Waugh_Detail2The image you see above is Waugh's The Grace Commission, part n, a 2007 work measuring 36 x 78 inches. Just to the left, we've included a detail of the work, which shows the handwritten script that forms the greyhound's head and the background landscape. As the title of the work suggests, this image was created using the federal report about President Ronald Reagan's Grace Commission, a 1982 investigation into governmental "waste and inefficiency."

Whereas Waugh uses micrography for conceptual reasons -- the imagery in his drawings is a comment on the texts he uses -- its invention was precipitated by a very different need. The second commandment, read strictly, prohibits religious Jews from creating artwork that may be deemed idolatrous and blasphemous. Although Jewish tradition has proven generally amenable to visual art, micrography ensured that Jewish artists wouldn't need to worry -- the potentially dangerous image was rendered harmless because it was formed by written sacred text that formed it.

Micrography arose as an art form sometime in 10th century Egypt and Eretz Israel.
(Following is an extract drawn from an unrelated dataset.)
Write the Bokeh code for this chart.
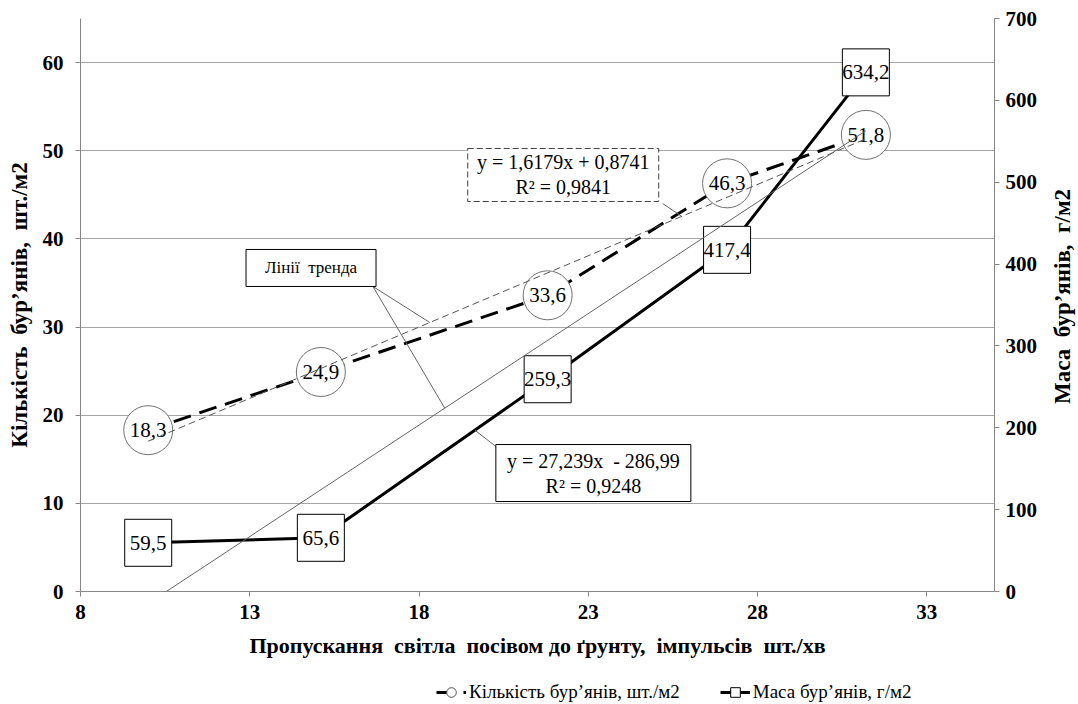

Although most scholars attribute its invention to Jews, it was heavily influenced by the surrounding Islamic culture and calligrams. From the catalog essay for Micrography: The Hebrew Word as Art, an exhibit at the Library of the Jewish Theological Seminary:

"Hebrew micrography was the creation of the Masorah scribes of Tiberias in the production of Bible codices (the book form of the Tanach that included marginal notes of the masorah and nikudot). The Leningrad Codice from 1009 written in Cairo, has sixteen diverse carpet pages presenting the small but fully legible masorah text in architectural and abstract designs surrounded by beautiful gold and red illuminations reminiscent of Middle Eastern carpets. This art form spread throughout the Levant, with Yemen as an especially important center, and then to north into medieval Europe. The Sephardic scribes of Spain utilized micrography, especially in some of the Catalonian Haggadot. The Ashkenazi scribes, with their micrographic specialty of medieval grotesques and bestiaries decorating the margins and front pages of luxury Bibles, and Haggadot also flourished from the thirteenth to the fifteenth centuries. After the invention of printing in the mid-fifteenth century, the use of micrography expanded to ketubbot, omer counters, amulets, and other independent works on paper, eventually to its use in portraits and secular Jewish illustrations. Throughout the centuries it has remained a predominately Jewish art form."